### Data provided:
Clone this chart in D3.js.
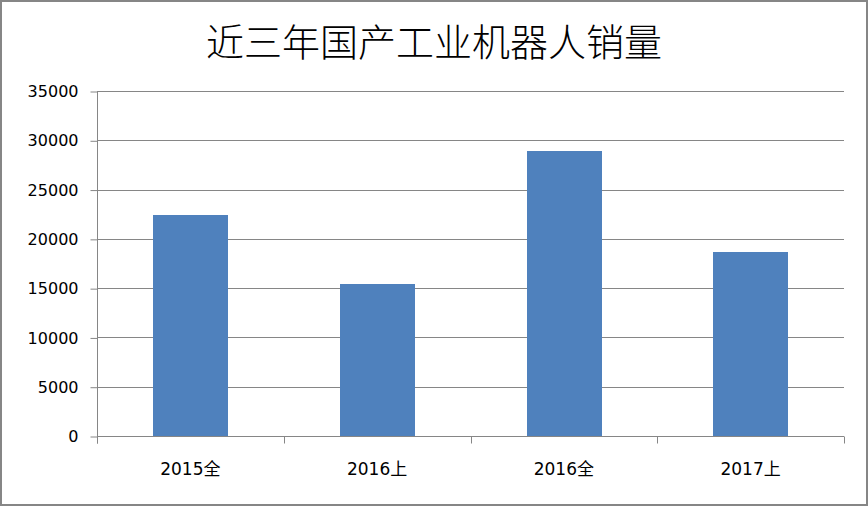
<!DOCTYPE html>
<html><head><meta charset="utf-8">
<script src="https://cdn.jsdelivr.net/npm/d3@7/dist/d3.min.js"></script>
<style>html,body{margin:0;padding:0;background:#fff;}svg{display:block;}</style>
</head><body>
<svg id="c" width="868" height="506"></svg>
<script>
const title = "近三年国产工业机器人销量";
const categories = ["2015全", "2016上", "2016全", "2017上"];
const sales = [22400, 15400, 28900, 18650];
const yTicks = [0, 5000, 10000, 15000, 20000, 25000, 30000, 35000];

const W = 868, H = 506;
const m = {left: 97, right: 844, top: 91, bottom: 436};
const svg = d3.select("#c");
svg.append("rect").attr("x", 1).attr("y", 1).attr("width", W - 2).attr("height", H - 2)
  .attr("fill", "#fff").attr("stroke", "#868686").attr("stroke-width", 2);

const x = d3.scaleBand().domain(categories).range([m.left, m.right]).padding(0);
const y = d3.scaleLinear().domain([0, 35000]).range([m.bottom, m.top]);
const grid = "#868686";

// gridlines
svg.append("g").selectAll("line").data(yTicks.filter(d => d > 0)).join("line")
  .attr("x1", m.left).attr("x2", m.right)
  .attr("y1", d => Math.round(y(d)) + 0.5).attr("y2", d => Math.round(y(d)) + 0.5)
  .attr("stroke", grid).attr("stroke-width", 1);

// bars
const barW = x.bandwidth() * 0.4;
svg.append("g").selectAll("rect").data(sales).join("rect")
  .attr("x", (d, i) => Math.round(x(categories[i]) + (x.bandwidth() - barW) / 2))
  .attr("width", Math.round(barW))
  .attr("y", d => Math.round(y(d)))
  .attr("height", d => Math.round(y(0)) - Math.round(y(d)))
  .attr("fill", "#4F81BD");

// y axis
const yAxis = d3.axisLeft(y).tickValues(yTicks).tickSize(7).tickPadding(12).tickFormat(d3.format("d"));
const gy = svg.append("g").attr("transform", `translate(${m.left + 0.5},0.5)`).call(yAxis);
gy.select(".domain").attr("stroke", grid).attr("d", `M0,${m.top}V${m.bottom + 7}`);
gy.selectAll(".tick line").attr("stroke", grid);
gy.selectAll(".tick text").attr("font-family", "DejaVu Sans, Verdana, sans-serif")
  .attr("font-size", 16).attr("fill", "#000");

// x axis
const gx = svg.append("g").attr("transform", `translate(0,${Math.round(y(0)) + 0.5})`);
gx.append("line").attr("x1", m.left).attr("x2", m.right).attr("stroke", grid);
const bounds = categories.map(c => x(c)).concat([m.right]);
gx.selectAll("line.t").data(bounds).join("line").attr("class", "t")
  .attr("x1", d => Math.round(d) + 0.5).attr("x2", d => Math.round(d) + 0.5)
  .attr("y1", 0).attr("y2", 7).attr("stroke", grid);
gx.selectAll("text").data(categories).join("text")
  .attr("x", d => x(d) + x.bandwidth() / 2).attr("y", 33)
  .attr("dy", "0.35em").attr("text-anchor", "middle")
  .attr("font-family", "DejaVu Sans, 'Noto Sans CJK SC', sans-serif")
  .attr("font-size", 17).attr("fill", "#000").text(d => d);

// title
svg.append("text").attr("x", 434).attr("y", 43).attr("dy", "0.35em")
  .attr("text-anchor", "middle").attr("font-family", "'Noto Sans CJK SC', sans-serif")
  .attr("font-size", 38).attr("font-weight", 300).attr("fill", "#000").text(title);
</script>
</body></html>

### What you are asked to do:
Without the pictures, write out all of the material exactly.

### Complete output:
Clone this chart in D3.js.
<!DOCTYPE html>
<html><head><meta charset="utf-8">
<script src="https://cdn.jsdelivr.net/npm/d3@7/dist/d3.min.js"></script>
<style>html,body{margin:0;padding:0;background:#fff;}svg{display:block;}</style>
</head><body>
<svg id="c" width="868" height="506"></svg>
<script>
const title = "近三年国产工业机器人销量";
const categories = ["2015全", "2016上", "2016全", "2017上"];
const sales = [22400, 15400, 28900, 18650];
const yTicks = [0, 5000, 10000, 15000, 20000, 25000, 30000, 35000];

const W = 868, H = 506;
const m = {left: 97, right: 844, top: 91, bottom: 436};
const svg = d3.select("#c");
svg.append("rect").attr("x", 1).attr("y", 1).attr("width", W - 2).attr("height", H - 2)
  .attr("fill", "#fff").attr("stroke", "#868686").attr("stroke-width", 2);

const x = d3.scaleBand().domain(categories).range([m.left, m.right]).padding(0);
const y = d3.scaleLinear().domain([0, 35000]).range([m.bottom, m.top]);
const grid = "#868686";

// gridlines
svg.append("g").selectAll("line").data(yTicks.filter(d => d > 0)).join("line")
  .attr("x1", m.left).attr("x2", m.right)
  .attr("y1", d => Math.round(y(d)) + 0.5).attr("y2", d => Math.round(y(d)) + 0.5)
  .attr("stroke", grid).attr("stroke-width", 1);

// bars
const barW = x.bandwidth() * 0.4;
svg.append("g").selectAll("rect").data(sales).join("rect")
  .attr("x", (d, i) => Math.round(x(categories[i]) + (x.bandwidth() - barW) / 2))
  .attr("width", Math.round(barW))
  .attr("y", d => Math.round(y(d)))
  .attr("height", d => Math.round(y(0)) - Math.round(y(d)))
  .attr("fill", "#4F81BD");

// y axis
const yAxis = d3.axisLeft(y).tickValues(yTicks).tickSize(7).tickPadding(12).tickFormat(d3.format("d"));
const gy = svg.append("g").attr("transform", `translate(${m.left + 0.5},0.5)`).call(yAxis);
gy.select(".domain").attr("stroke", grid).attr("d", `M0,${m.top}V${m.bottom + 7}`);
gy.selectAll(".tick line").attr("stroke", grid);
gy.selectAll(".tick text").attr("font-family", "DejaVu Sans, Verdana, sans-serif")
  .attr("font-size", 16).attr("fill", "#000");

// x axis
const gx = svg.append("g").attr("transform", `translate(0,${Math.round(y(0)) + 0.5})`);
gx.append("line").attr("x1", m.left).attr("x2", m.right).attr("stroke", grid);
const bounds = categories.map(c => x(c)).concat([m.right]);
gx.selectAll("line.t").data(bounds).join("line").attr("class", "t")
  .attr("x1", d => Math.round(d) + 0.5).attr("x2", d => Math.round(d) + 0.5)
  .attr("y1", 0).attr("y2", 7).attr("stroke", grid);
gx.selectAll("text").data(categories).join("text")
  .attr("x", d => x(d) + x.bandwidth() / 2).attr("y", 33)
  .attr("dy", "0.35em").attr("text-anchor", "middle")
  .attr("font-family", "DejaVu Sans, 'Noto Sans CJK SC', sans-serif")
  .attr("font-size", 17).attr("fill", "#000").text(d => d);

// title
svg.append("text").attr("x", 434).attr("y", 43).attr("dy", "0.35em")
  .attr("text-anchor", "middle").attr("font-family", "'Noto Sans CJK SC', sans-serif")
  .attr("font-size", 38).attr("font-weight", 300).attr("fill", "#000").text(title);
</script>
</body></html>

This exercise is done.